I'm reading through the Sobolev Spaces section in Evans's Partial Differential Equations book, and I was stuck on a theorem characterizing the $H^{-1}$ norm. On page 299 Theorem 1 (in the second edition), he proves that for $f \in H^{-1}(U)$, $\begin{multline}\|f\|_{H^{-1}(U)} = \inf \Big\{ \left( \int_U \sum_{i=0}^n |f^i|^2 dx \right): \langle f, v \rangle = \int_U f^0 v + \sum_{i=1}^n f^i v_{x_i} dx,\\ \;f^0,\ldots,f^n \in L^2(U), \; \forall v \in H^1(U)\Big\}. \end{multline}$
Here $\langle \cdot, \cdot \rangle$ denotes the dual pairing of $H^{-1}$ and $H_0^1$.
To show this, he first states that given $f \in H^{-1}(U)$, we can apply to the Riesz Representation Theorem to get an element $u \in H_0^1$ such that $(u,v)_{H_0^1} = \langle f,v \rangle \; \forall v \in H_0^1$, where $(u,v)_{H_0^1} = \int Du \cdot Dv + uv dx$ is an inner product on $H_0^1$. Then we can define $f^0=u$ and $f^i = u_{x_i}$ for each $i$.

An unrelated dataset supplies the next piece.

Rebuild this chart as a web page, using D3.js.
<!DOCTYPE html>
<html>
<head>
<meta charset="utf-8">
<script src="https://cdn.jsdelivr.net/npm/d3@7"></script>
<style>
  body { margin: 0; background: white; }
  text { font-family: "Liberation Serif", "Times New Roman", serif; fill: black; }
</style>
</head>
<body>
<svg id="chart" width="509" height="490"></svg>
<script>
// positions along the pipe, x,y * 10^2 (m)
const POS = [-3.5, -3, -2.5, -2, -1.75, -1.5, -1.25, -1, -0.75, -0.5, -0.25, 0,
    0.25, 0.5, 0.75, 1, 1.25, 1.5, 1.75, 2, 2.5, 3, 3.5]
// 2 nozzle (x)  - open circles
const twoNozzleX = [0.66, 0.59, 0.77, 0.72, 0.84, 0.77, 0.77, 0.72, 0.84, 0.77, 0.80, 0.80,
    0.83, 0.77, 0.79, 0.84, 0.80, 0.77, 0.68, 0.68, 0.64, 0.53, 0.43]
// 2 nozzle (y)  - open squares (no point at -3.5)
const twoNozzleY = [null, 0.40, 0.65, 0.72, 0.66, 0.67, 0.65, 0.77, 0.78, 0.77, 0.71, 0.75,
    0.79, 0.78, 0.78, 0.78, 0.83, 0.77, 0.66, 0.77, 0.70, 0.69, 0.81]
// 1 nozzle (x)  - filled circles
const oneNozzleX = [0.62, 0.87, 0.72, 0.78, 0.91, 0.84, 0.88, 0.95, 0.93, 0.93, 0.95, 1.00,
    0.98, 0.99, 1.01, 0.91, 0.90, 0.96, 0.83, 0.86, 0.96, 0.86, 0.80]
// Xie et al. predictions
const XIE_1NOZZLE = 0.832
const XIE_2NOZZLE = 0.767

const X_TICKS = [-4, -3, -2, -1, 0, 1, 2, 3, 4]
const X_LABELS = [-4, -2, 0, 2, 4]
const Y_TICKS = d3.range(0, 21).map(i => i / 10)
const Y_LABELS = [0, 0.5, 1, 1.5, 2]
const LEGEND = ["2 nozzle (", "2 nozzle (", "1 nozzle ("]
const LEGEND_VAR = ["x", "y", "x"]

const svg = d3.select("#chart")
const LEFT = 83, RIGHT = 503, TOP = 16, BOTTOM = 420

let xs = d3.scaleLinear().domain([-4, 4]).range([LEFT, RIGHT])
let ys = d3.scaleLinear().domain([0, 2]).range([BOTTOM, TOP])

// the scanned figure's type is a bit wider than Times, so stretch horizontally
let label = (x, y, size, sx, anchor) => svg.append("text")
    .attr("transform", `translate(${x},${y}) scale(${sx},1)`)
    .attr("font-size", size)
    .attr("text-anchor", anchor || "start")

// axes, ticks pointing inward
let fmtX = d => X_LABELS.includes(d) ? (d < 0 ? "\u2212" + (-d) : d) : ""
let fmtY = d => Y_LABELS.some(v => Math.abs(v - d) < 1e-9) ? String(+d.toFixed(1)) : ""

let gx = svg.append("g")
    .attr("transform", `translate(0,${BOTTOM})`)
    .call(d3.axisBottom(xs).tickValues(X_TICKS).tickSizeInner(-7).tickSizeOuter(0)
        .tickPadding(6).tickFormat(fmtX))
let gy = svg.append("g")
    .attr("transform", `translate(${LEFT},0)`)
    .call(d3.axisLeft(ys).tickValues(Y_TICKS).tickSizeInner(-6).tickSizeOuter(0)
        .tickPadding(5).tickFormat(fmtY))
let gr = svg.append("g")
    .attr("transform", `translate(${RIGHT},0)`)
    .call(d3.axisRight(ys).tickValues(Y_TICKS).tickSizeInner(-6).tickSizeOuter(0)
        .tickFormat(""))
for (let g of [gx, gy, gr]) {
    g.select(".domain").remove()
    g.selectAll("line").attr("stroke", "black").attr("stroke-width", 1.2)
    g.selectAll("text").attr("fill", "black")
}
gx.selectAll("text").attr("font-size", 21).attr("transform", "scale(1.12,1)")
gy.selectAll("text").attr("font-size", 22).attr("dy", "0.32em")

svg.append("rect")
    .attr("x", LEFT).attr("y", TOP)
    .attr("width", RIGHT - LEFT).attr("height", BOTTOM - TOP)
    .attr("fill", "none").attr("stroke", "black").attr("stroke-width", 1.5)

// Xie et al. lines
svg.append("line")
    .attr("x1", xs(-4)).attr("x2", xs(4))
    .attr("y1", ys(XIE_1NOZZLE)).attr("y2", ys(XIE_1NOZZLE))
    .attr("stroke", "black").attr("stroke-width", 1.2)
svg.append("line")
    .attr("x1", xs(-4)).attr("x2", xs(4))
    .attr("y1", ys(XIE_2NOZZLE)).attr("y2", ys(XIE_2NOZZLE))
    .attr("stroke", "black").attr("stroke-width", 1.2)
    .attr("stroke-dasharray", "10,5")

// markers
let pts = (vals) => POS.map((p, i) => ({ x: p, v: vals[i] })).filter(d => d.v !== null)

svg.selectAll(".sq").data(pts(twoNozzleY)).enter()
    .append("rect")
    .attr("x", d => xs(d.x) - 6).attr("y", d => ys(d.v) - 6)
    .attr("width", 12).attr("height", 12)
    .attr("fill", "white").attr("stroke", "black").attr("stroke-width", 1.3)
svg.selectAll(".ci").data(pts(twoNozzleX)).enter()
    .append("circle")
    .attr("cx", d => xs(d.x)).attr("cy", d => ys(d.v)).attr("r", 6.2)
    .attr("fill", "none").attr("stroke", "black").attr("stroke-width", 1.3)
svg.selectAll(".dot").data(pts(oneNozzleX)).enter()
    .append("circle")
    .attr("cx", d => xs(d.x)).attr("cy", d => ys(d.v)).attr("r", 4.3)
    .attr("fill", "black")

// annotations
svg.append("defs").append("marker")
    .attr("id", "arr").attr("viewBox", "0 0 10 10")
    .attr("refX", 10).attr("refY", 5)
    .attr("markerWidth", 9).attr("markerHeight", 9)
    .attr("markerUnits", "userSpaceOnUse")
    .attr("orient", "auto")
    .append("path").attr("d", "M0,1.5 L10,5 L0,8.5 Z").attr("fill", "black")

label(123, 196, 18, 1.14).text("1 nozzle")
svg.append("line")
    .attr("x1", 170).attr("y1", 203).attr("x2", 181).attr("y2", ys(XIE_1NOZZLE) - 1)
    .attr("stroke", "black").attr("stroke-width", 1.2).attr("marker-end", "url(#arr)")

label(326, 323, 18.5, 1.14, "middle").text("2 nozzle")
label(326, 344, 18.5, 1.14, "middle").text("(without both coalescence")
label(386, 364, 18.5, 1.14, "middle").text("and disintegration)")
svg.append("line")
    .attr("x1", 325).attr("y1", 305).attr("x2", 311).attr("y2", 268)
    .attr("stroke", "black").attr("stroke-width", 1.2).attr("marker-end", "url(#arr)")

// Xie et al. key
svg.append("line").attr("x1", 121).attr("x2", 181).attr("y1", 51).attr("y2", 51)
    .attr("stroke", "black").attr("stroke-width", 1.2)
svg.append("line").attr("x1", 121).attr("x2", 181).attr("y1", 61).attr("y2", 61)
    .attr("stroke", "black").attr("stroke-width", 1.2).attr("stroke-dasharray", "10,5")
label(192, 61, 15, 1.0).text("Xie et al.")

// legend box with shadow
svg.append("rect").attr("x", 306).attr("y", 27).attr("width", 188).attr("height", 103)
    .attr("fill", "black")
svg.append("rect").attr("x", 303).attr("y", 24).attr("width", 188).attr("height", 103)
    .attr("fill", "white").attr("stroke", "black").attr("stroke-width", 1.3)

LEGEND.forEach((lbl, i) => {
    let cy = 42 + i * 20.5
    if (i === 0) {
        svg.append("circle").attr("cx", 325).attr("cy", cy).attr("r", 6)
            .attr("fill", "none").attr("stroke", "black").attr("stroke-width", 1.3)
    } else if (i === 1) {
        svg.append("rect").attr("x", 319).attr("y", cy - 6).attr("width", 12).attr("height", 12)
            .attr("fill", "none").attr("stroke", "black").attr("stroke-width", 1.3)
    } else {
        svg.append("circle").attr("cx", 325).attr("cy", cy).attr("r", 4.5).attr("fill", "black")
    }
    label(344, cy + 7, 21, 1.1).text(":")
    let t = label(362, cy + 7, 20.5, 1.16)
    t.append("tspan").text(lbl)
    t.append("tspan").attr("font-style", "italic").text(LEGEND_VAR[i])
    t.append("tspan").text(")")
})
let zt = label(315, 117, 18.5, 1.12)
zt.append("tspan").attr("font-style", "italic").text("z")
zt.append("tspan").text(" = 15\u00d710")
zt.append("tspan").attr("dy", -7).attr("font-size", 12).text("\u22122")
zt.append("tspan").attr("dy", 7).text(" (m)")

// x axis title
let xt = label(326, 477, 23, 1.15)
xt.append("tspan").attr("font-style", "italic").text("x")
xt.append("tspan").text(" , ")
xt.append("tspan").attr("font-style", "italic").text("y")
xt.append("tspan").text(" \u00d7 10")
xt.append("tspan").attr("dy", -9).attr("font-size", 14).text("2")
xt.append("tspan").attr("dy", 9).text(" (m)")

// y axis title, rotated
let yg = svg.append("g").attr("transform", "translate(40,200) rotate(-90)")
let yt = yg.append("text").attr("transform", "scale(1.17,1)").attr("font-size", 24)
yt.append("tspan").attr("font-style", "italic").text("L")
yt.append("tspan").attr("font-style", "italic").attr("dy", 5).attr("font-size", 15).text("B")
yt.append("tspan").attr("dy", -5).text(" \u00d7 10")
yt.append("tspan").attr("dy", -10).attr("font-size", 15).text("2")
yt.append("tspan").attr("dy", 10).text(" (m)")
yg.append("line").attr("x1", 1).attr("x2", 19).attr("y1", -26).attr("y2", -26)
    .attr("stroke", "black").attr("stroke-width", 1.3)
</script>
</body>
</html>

Now, if $\langle f, v \rangle = \int_U g^0 v + \sum_{i=1}^n g^i v_{x_i} dx$, for $g^0,\ldots,g^n \in L^2(U)$, then by choosing $v=u$, we can see that $\int_U |Du|^2 +|u|^2 dx \leq \int_U \sum_{i=0}^n |g^i|^2 dx.$
How does he get this inequality?
When you let $v=u$, you get $\int_U |Du|^2 +|u|^2 dx = \int_U g^0 u + \sum_{i=1}^n g^i u_{x_i} dx$ and I don't see how you can get the $\{u,u_{x_i}\}$ terms to disappear on the right side.